## Stated problem
Your task is to copy every line of the records below that contains "with".

[Source code of charts]
^^^^
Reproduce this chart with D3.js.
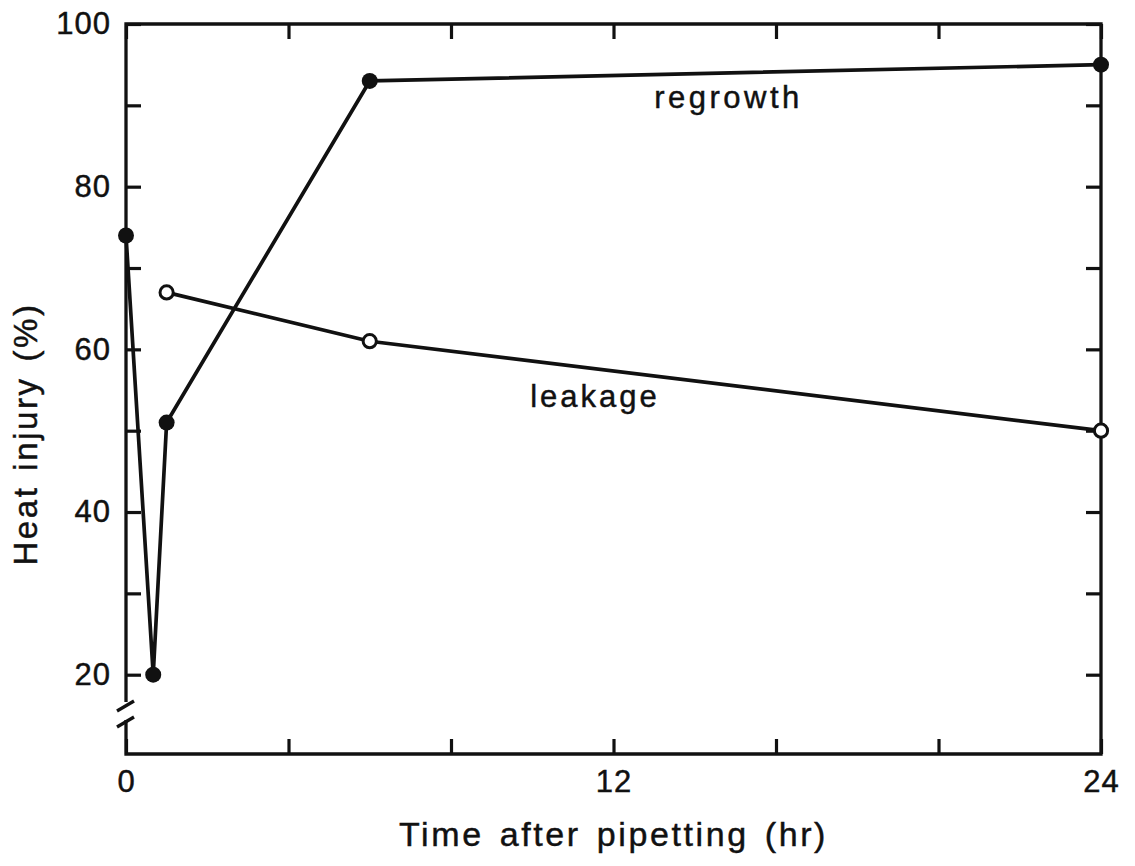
<!DOCTYPE html>
<html>
<head>
<meta charset="utf-8">
<script src="https://cdn.jsdelivr.net/npm/d3@7/dist/d3.min.js"></script>
<style>
  html, body { margin: 0; padding: 0; background: #fff; }
  svg { display: block; }
  text { font-family: "Liberation Sans", Arial, Helvetica, sans-serif; fill: #111; stroke: #111; stroke-width: 0.45px; }
</style>
</head>
<body>
<svg id="chart" width="1135" height="866"></svg>
<script>
// Heat injury after pipetting, measured by regrowth and by electrolyte leakage
const regrowthHours  = [0, 0.67, 1, 6, 24];
const regrowthValues = [74, 20, 51, 93, 95];
const leakageHours   = [1, 6, 24];
const leakageValues  = [67, 61, 50];

const xTickValues  = [0, 4, 8, 12, 16, 20, 24];
const xTickLabels  = [0, 12, 24];
const yTickValues  = [20, 30, 40, 50, 60, 70, 80, 90, 100];
const yTickLabels  = [20, 40, 60, 80, 100];

const seriesNames = ["regrowth", "leakage"];
const xTitle = "Time after pipetting (hr)";
const yTitle = "Heat injury (%)";

(function draw() {
  const svg = d3.select("#chart");
  const mLeft = 126, mRight = 1101, mTop = 24, mBottom = 754;
  const ink = "#111";

  const x = d3.scaleLinear().domain([0, 24]).range([mLeft, mRight]);
  const y = d3.scaleLinear().domain([10.25, 100]).range([mBottom, mTop]);

  const tickFont = "31px";
  const tickLen = 15;

  // inward ticks on all four sides
  function styleAxis(g) {
    g.select(".domain").remove();
    g.selectAll(".tick line").attr("stroke", ink).attr("stroke-width", 3.2);
    g.selectAll("text").style("font-size", tickFont).style("letter-spacing", "1px").attr("fill", ink);
  }

  svg.append("g").attr("transform", `translate(0,${mBottom})`)
    .call(d3.axisBottom(x).tickValues(xTickValues).tickSize(-tickLen).tickFormat(""))
    .call(styleAxis);
  svg.append("g").attr("transform", `translate(0,${mBottom})`)
    .call(d3.axisBottom(x).tickValues(xTickLabels).tickSize(0).tickPadding(16).tickFormat(d3.format("d")))
    .call(styleAxis);
  svg.append("g").attr("transform", `translate(0,${mTop})`)
    .call(d3.axisTop(x).tickValues(xTickValues).tickSize(-tickLen).tickFormat(""))
    .call(styleAxis);
  svg.append("g").attr("transform", `translate(${mLeft},0)`)
    .call(d3.axisLeft(y).tickValues(yTickValues).tickSize(-tickLen).tickFormat(""))
    .call(styleAxis);
  svg.append("g").attr("transform", `translate(${mLeft},0)`)
    .call(d3.axisLeft(y).tickValues(yTickLabels).tickSize(0).tickPadding(15).tickFormat(d3.format("d")))
    .call(styleAxis);
  svg.append("g").attr("transform", `translate(${mRight},0)`)
    .call(d3.axisRight(y).tickValues(yTickValues).tickSize(-tickLen).tickFormat(""))
    .call(styleAxis);

  // frame, with a break in the left axis below 20
  const breakTop = 702, breakBot = 720;
  const frame = svg.append("g").attr("fill", "none").attr("stroke", ink).attr("stroke-width", 3.3);
  frame.append("path").attr("d", `M${mLeft},${breakTop} V${mTop} H${mRight} V${mBottom} H${mLeft} V${breakBot}`)
    .attr("stroke-linejoin", "miter");
  frame.append("line").attr("x1", mLeft - 9).attr("y1", breakTop + 9).attr("x2", mLeft + 8).attr("y2", breakTop - 1);
  frame.append("line").attr("x1", mLeft - 9).attr("y1", breakBot + 7).attr("x2", mLeft + 8).attr("y2", breakBot - 3);

  // series
  const line = d3.line().x(d => x(d[0])).y(d => y(d[1]));
  const regrowth = d3.zip(regrowthHours, regrowthValues);
  const leakage = d3.zip(leakageHours, leakageValues);

  svg.append("path").datum(leakage).attr("d", line)
    .attr("fill", "none").attr("stroke", ink).attr("stroke-width", 3.7).attr("stroke-linejoin", "round");
  svg.append("path").datum(regrowth).attr("d", line)
    .attr("fill", "none").attr("stroke", ink).attr("stroke-width", 3.7).attr("stroke-linejoin", "round");

  svg.append("g").selectAll("circle").data(leakage).join("circle")
    .attr("cx", d => x(d[0])).attr("cy", d => y(d[1])).attr("r", 6.6)
    .attr("fill", "#fff").attr("stroke", ink).attr("stroke-width", 3);
  svg.append("g").selectAll("circle").data(regrowth).join("circle")
    .attr("cx", d => x(d[0])).attr("cy", d => y(d[1])).attr("r", 8)
    .attr("fill", ink);

  // series labels
  svg.append("text").attr("x", x(13)).attr("y", y(89.7))
    .style("font-size", "31px").style("letter-spacing", "3.5px").text(seriesNames[0]);
  svg.append("text").attr("x", x(9.95)).attr("y", y(52.9))
    .style("font-size", "31px").style("letter-spacing", "3px").text(seriesNames[1]);

  // axis titles
  svg.append("text").attr("x", (mLeft + mRight) / 2).attr("y", 846).attr("text-anchor", "middle")
    .style("font-size", "34px").style("letter-spacing", "2.6px").style("word-spacing", "4px").text(xTitle);
  svg.append("text").attr("transform", "translate(37,434) rotate(-90)").attr("text-anchor", "middle")
    .style("font-size", "33px").style("letter-spacing", "2.6px").style("word-spacing", "3px").text(yTitle);
})();
</script>
</body>
</html>
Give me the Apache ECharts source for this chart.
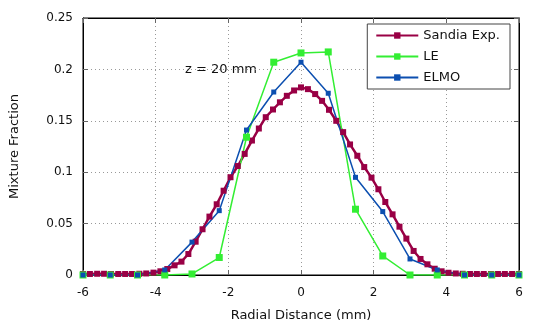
<!DOCTYPE html>
<html>
<head>
<meta charset="utf-8">
<script src="https://cdn.jsdelivr.net/npm/echarts@6/dist/echarts.min.js"></script>
<style>
    html, body { margin: 0; padding: 0; background: #fff; }
    #myChart { width: 545px; height: 327px; }
</style>
</head>
<body>
<div id="myChart"></div>
<script>
    // Sandia experiment: radial positions (mm) and mixture fraction
    var sandiaX = [-6.00, -5.81, -5.61, -5.42, -5.23, -5.03, -4.84, -4.65, -4.45, -4.26,
        -4.06, -3.87, -3.68, -3.48, -3.29, -3.10, -2.90, -2.71, -2.52, -2.32,
        -2.13, -1.94, -1.74, -1.55, -1.35, -1.16, -0.97, -0.77, -0.58, -0.39,
        -0.19, 0.00, 0.19, 0.39, 0.58, 0.77, 0.97, 1.16, 1.35, 1.55,
        1.74, 1.94, 2.13, 2.32, 2.52, 2.71, 2.90, 3.10, 3.29, 3.48,
        3.68, 3.87, 4.06, 4.26, 4.45, 4.65, 4.84, 5.03, 5.23, 5.42,
        5.61, 5.81, 6.00];
    var sandiaY = [0.001, 0.001, 0.0012, 0.0012, 0.001, 0.001, 0.001, 0.001, 0.0012, 0.0015,
        0.0023, 0.0036, 0.0058, 0.0094, 0.013, 0.0204, 0.0324, 0.0445, 0.0568, 0.0688,
        0.082, 0.0951, 0.106, 0.1178, 0.1308, 0.1425, 0.1535, 0.161, 0.168, 0.1743,
        0.1795, 0.1825, 0.1808, 0.176, 0.1694, 0.1607, 0.150, 0.139, 0.127, 0.116,
        0.105, 0.0947, 0.0834, 0.071, 0.059, 0.047, 0.0354, 0.0234, 0.0156, 0.0104,
        0.0061, 0.0036, 0.0022, 0.0015, 0.0012, 0.001, 0.001, 0.001, 0.001, 0.001,
        0.001, 0.001, 0.001];

    // model results on a coarser grid
    var modelX = [-6, -5.25, -4.5, -3.75, -3, -2.25, -1.5, -0.75, 0, 0.75, 1.5, 2.25, 3, 3.75, 4.5, 5.25, 6];
    var leY = [0, 0, 0, 0, 0.001, 0.017, 0.134, 0.207, 0.216, 0.217, 0.064, 0.0185, 0, 0, 0, 0, 0];
    var elmoY = [0, 0, 0, 0.0049, 0.032, 0.0626, 0.141, 0.178, 0.207, 0.1768, 0.095, 0.0617, 0.0156, 0.0049, 0, 0, 0];

    var xTicks = [-6, -4, -2, 0, 2, 4, 6];
    var yTicks = [0, 0.05, 0.1, 0.15, 0.2, 0.25];

    function pairs(xs, ys) {
        var out = [];
        for (var i = 0; i < xs.length; i++) {
            out.push([xs[i], ys[i]]);
        }
        return out;
    }

    var myChart = echarts.init(document.getElementById('myChart'), null, {renderer: 'canvas'});
    var font = 'DejaVu Sans';
    var gridLine = {show: true, lineStyle: {color: '#999', type: [1, 3], width: 1}};
    var frameLine = {show: true, onZero: false, lineStyle: {color: '#000'}};
    var innerTick = {show: true, inside: true, length: 5, lineStyle: {color: '#666'}};

    var option = {
        animation: false,
        textStyle: {fontFamily: font},
        grid: {
            left: 82, right: 26, top: 18, bottom: 52,
            show: true, borderColor: '#000', borderWidth: 1
        },
        legend: {
            orient: 'vertical',
            right: 35,
            top: 24,
            padding: [5, 10, 5, 8],
            itemWidth: 42,
            itemHeight: 8,
            itemGap: 8,
            borderColor: '#444',
            borderWidth: 1,
            backgroundColor: '#fff',
            textStyle: {fontFamily: font, fontSize: 13, color: '#111'},
            data: ['Sandia Exp.', 'LE', 'ELMO']
        },
        xAxis: [{
            type: 'value',
            min: xTicks[0],
            max: xTicks[xTicks.length - 1],
            interval: 2,
            name: 'Radial Distance (mm)',
            nameLocation: 'middle',
            nameGap: 34,
            nameTextStyle: {fontSize: 13, color: '#111'},
            axisLine: frameLine,
            axisTick: innerTick,
            axisLabel: {fontSize: 12, color: '#111', margin: 12},
            splitLine: gridLine
        }, {
            type: 'value',
            position: 'top',
            min: xTicks[0],
            max: xTicks[xTicks.length - 1],
            interval: 2,
            axisLine: frameLine,
            axisTick: innerTick,
            axisLabel: {show: false},
            splitLine: {show: false}
        }],
        yAxis: [{
            type: 'value',
            min: yTicks[0],
            max: yTicks[yTicks.length - 1],
            interval: 0.05,
            name: 'Mixture Fraction',
            nameLocation: 'middle',
            nameGap: 62,
            nameTextStyle: {fontSize: 13, color: '#111'},
            axisLine: frameLine,
            axisTick: innerTick,
            axisLabel: {fontSize: 12, color: '#111', margin: 10},
            splitLine: gridLine
        }, {
            type: 'value',
            position: 'right',
            min: yTicks[0],
            max: yTicks[yTicks.length - 1],
            interval: 0.05,
            axisLine: frameLine,
            axisTick: innerTick,
            axisLabel: {show: false},
            splitLine: {show: false}
        }],
        graphic: [{
            type: 'text',
            left: 185,
            top: 63,
            style: {text: 'z = 20 mm', font: '13px "DejaVu Sans"', fill: '#111'}
        }],
        series: [
            {
                name: 'Sandia Exp.',
                type: 'line',
                data: pairs(sandiaX, sandiaY),
                symbol: 'rect',
                symbolSize: 6,
                showAllSymbol: true,
                lineStyle: {color: '#990045', width: 2.5},
                itemStyle: {color: '#990045'}
            },
            {
                name: 'LE',
                type: 'line',
                data: pairs(modelX, leY),
                symbol: 'rect',
                symbolSize: 7,
                showAllSymbol: true,
                lineStyle: {color: '#33ee33', width: 1.5},
                itemStyle: {color: '#33ee33'}
            },
            {
                name: 'ELMO',
                type: 'line',
                data: pairs(modelX, elmoY),
                symbol: 'rect',
                symbolSize: 5,
                showAllSymbol: true,
                lineStyle: {color: '#0c4fb0', width: 1.5},
                itemStyle: {color: '#0c4fb0'}
            }
        ]
    };

    myChart.setOption(option);
</script>
</body>
</html>
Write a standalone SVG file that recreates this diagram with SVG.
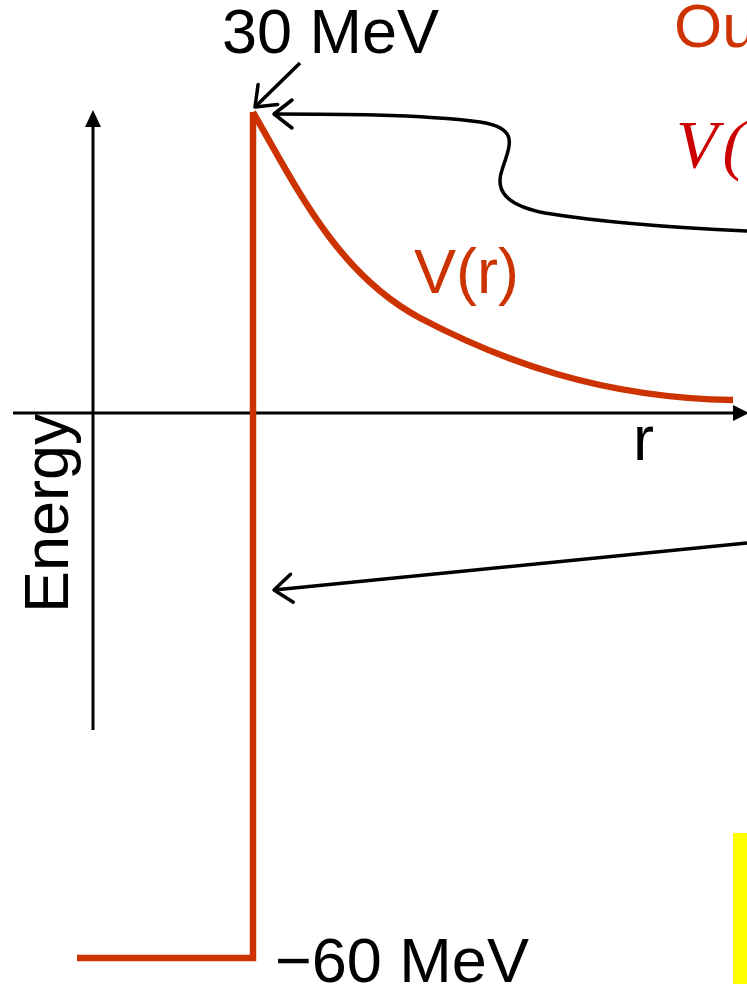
^^^^
## Result of this task
Reproduce this chart with D3.js.
  // frame, with a break in the left axis below 20
Write a standalone SVG file that recreates this diagram with SVG.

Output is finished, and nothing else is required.